Chan Akya has a notable piece in today's Asia Times, "Islam and the absence of Chinese terrorists." Akya makes a culturalist argument, suggesting that deep historical forces, manifest in various elements of traditional Chinese culture, especially including Buddhism, explain why contemporary Islam gives rise to more terrorist activity than does contemporary China.
This is an interesting line of inquiry. But the form that it takes in this article is, I believe, fundamentally flawed.
The major problem is that Akya is ascribing too much explanatory weight to ancient ideas. For example:
Very similar to the schism that developed in Islam between Sunnis and Shi'ites is the one that developed in Buddhism in the 1st century AD. Then, the arguments between the literal sayings of the Buddha and a theological expansion from those sayings laid the ground for the evolution of Mahayana (Greater Wheel) Buddhism, which is the version that thrived in India and was later exported to China and Japan. The older, and arguably truer, form of Buddhism was thenceforth cited as Hinayana (Lesser Wheel) and was primarily followed in countries such as Ceylon (Sri Lanka), Burma (Myanmar) and Siam (Thailand).
After further discussing how Mahayana Buddhism interacted with indigenous elements of Chinese culture - Confucianism and Taoism - Akya returns to the idea that the earlier split in Buddhism is of central importance in understanding why terrorism is to be found in Sri Lanka and not in China.
Much is missing here, like the twentieth century. Or the broader historical process of modernization, which begins in earnest in China in the 19th century.
The China-Sri Lanka comparison is secondary to the China-Middle East comparison and, when considering the latter and the ways in which Islam has been interpreted by some to support terrorism, we really need to look at how more particular political struggles, shaped by the forces of economic and social change, have encouraged and allowed religious or philosophical systems of thought to be mobilized for violent purposes.
Ideas do not have political lives of their own, they are taken and used, and their meanings transformed, by political actors who seek power.
In the case of China, if we were to ask why we do not find there anything similar to Islamic terrorist movements, the first things we should focus on are not the 1st century Buddhist schism, but the twentieth century revolutionary struggle for power and its outcomes. Most immediately, the creation of the very highly centralized state apparatus, with effective reach into local communities, likely explains more of the absence of terrorism in China than does any ancient strand of thought. Chinese society has, since 1949, been very closely policed and politically controlled. Even peaceful political movements are quickly suppressed.
Moreover, that political centralization has been effectively tied to nationalism for decades now. Many Chinese - most Chinese? - are proud of their country and are willing to accept the state's claims that political authoritarianism is necessary to maintain social order. In short, there is no social "water" to support the "fish" of an underground terrorist movement. An al-Qaeda-like organization would thus be more effectively repressed by the state and by the society.

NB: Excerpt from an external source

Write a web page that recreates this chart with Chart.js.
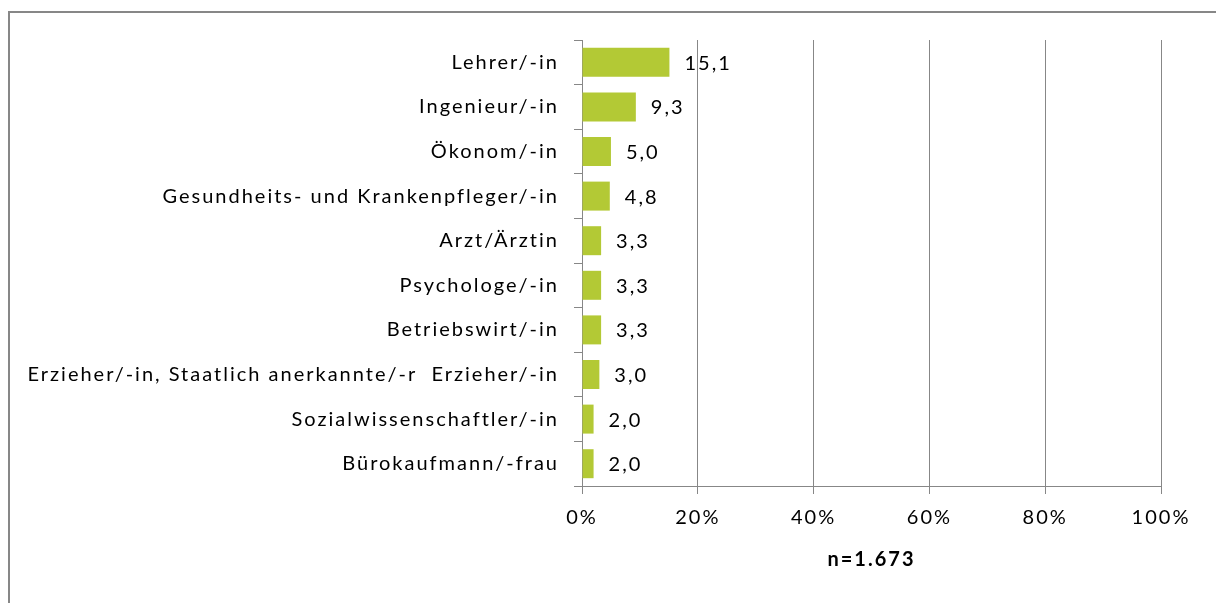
<!DOCTYPE html>
<html><head><meta charset="utf-8">
<script src="https://cdn.jsdelivr.net/npm/chart.js@4/dist/chart.umd.min.js"></script>
<style>
html,body{margin:0;padding:0;background:#fff;overflow:hidden}
#wrap{position:absolute;left:0;top:0;width:1216px;height:603px}
#frame{position:absolute;left:8px;top:11px;width:1230px;height:620px;border:2px solid #878787;box-sizing:border-box}
canvas{position:absolute;left:0;top:0}
</style></head><body>
<div id="wrap"><div id="frame"></div><canvas id="c" width="1216" height="603"></canvas></div>
<script>
const categories = ["Lehrer/-in","Ingenieur/-in","Ökonom/-in","Gesundheits- und Krankenpfleger/-in","Arzt/Ärztin","Psychologe/-in","Betriebswirt/-in","Erzieher/-in, Staatlich anerkannte/-r  Erzieher/-in","Sozialwissenschaftler/-in","Bürokaufmann/-frau"];
const values = [15.1, 9.3, 5.0, 4.8, 3.3, 3.3, 3.3, 3.0, 2.0, 2.0];
const xTicks = [0, 20, 40, 60, 80, 100];
const axisTitle = "n=1.673";

const FONT = "Lato, 'Open Sans', sans-serif";
const FS = 20;
const GRID = "#878787";

const spacing = {
  id: 'spacing',
  beforeDraw(chart) { chart.ctx.letterSpacing = '2px'; }
};

const valueLabels = {
  id: 'valueLabels',
  afterDatasetsDraw(chart) {
    const ctx = chart.ctx;
    const meta = chart.getDatasetMeta(0);
    ctx.save();
    ctx.letterSpacing = '2px';
    ctx.font = FS + "px " + FONT;
    ctx.fillStyle = "#000";
    ctx.textAlign = "left";
    ctx.textBaseline = "middle";
    meta.data.forEach((bar, i) => {
      ctx.fillText(values[i].toFixed(1).replace('.', ','), bar.x + 15, bar.y + 1);
    });
    ctx.restore();
  }
};

new Chart(document.getElementById('c'), {
  type: 'bar',
  data: {
    labels: categories,
    datasets: [{
      data: values,
      backgroundColor: '#b3c935',
      categoryPercentage: 0.65,
      barPercentage: 1.0
    }]
  },
  options: {
    indexAxis: 'y',
    responsive: false,
    animation: false,
    layout: { padding: { top: 40, right: 55, left: 0, bottom: 0 } },
    plugins: { legend: { display: false }, tooltip: { enabled: false } },
    scales: {
      x: {
        min: 0, max: 100,
        afterBuildTicks(scale) { scale.ticks = xTicks.map(v => ({ value: v })); },
        afterFit(scale) { scale.height = 117; },
        ticks: { callback: v => v + '%', color: '#000', font: { family: FONT, size: FS }, padding: 12, maxRotation: 0 },
        grid: { color: GRID, lineWidth: 1, tickLength: 8, drawOnChartArea: true },
        border: { color: GRID, width: 1 },
        title: { display: true, text: axisTitle, color: '#000', font: { family: FONT, size: FS, weight: 'bold' }, padding: { top: 0, bottom: 31 } }
      },
      y: {
        afterFit(scale) { scale.width = 582; },
        ticks: { color: '#000', font: { family: FONT, size: FS }, padding: 15, autoSkip: false },
        grid: { color: GRID, lineWidth: 1, tickLength: 8, offset: true, drawOnChartArea: false },
        border: { color: GRID, width: 1 }
      }
    }
  },
  plugins: [spacing, valueLabels]
});
</script>
</body></html>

Compare this to contemporary Iraq - which is essentially state-less - or Afghanistan under the Taliban, or Lebanon or Pakistan. None of these places comes even close to the socio-political conditions of China, and they are major suppliers of terrorist foot soldiers.
Another line of explanation, before we consider the effects of ancient ideas, is the broader experience of modernization - by which I mean the inter-related economic, social and political processes of urbanization, social mobility, industrialization, bureaucratization, secularization and so on. China began to confront and be transformed by these changes in the nineteenth century and the process played itself out violently in the twentieth. Some of the earliest anti-modernizing violence was, of course, performed by the Boxer Movement. Indeed, the Boxers might be understood as a "terrorist" organization.

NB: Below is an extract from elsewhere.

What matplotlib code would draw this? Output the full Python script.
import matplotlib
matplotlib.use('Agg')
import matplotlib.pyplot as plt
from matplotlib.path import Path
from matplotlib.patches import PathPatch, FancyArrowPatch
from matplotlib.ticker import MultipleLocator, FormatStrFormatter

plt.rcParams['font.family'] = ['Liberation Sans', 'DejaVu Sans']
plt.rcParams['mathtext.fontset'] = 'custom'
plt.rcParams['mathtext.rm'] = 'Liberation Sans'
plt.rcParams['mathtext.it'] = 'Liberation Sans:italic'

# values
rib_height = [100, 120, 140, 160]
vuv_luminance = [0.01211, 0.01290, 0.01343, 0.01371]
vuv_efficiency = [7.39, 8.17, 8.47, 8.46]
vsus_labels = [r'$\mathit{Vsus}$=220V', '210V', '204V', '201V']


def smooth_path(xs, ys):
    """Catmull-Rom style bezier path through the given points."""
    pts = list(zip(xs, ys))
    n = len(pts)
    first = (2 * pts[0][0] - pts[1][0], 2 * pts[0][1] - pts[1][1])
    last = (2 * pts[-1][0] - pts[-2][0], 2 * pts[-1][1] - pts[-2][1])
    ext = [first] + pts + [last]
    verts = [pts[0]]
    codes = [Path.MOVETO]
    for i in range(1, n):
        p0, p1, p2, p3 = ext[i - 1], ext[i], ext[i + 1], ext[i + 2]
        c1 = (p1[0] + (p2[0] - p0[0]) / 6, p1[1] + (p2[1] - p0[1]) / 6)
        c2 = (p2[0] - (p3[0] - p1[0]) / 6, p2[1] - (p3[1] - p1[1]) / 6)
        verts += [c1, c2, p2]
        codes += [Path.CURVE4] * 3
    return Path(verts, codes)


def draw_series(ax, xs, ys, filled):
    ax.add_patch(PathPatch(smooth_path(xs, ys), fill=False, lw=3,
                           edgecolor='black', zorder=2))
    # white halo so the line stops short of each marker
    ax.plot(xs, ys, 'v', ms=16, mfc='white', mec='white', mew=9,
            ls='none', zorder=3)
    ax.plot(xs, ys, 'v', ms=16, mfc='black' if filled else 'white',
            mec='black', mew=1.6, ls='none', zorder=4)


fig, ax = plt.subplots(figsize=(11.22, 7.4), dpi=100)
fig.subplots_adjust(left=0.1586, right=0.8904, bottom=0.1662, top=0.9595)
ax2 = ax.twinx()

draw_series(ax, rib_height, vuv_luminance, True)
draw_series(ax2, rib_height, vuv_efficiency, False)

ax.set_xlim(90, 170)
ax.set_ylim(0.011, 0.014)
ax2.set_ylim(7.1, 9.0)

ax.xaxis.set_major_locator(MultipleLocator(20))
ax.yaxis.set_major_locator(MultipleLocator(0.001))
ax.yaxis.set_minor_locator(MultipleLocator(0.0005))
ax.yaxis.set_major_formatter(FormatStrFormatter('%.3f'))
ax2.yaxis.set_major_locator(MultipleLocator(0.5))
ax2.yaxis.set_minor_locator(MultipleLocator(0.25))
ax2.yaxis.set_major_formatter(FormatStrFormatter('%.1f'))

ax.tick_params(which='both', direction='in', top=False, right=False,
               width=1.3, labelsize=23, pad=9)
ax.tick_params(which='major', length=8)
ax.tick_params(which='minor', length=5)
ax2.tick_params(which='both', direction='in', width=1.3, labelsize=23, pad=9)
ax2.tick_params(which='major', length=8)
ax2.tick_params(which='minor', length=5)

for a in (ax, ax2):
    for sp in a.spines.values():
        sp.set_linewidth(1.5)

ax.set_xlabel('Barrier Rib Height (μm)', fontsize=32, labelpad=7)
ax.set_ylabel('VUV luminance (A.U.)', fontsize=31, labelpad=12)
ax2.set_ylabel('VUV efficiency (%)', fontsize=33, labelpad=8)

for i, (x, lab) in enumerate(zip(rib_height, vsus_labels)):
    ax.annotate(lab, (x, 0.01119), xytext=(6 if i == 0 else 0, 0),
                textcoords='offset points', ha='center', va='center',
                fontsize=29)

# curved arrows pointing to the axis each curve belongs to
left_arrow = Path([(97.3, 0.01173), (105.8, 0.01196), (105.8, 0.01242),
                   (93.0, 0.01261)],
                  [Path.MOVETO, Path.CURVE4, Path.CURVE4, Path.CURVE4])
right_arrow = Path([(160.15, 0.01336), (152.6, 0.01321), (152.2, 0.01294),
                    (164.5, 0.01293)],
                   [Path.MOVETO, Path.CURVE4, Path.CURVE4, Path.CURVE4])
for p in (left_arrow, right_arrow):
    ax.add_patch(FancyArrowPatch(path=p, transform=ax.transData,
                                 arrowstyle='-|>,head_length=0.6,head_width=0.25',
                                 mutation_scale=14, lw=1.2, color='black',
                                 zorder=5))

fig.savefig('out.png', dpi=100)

Long story short: the first half of the twentieth century was incredibly violent in China: it was attacked from without and it was riven by civil war within. In the midst of this there was plenty of "terrorist" violence, by Chinese against foreign invaders (in a classically asymmetric manner) and by Chinese against Chinese. Indeed, a classic statement of the terrorist mindset can be found in Andre Malraux' Man's Fate. Nothing in ancient Chinese culture limited or prevented wide-scale terrorist violence.
Again, compare to the contemporary Middle East. Although it is obiously a large and complex topic, I think that it it not too controversial to say that many places in the Middle East have not experienced, or are only now in the midst of, the tumultuous modernizing processes that China has already gone through.
I could go on. And I realize we could debate the historical interpretations endlessly. But I am quite confident in this conclusion: the absence of terrorism in China today has more to do with the political circumstances of the twentieth century than it does with the religious or philosophical conditions of the first century AD.
Confucianism and Taoism are, at base, pacifistic. Buddhism is also, though the Japanese were able to turn it toward state violence in the early twentieth century. These systems of thought generally support a rejection of terrorist violence. But they are merely systems of thought and, as such, they do not determine such historical outcomes like the presence or absence of terrorist movements. They have no force in and of themselves, but are given force by historical conditions and political activists.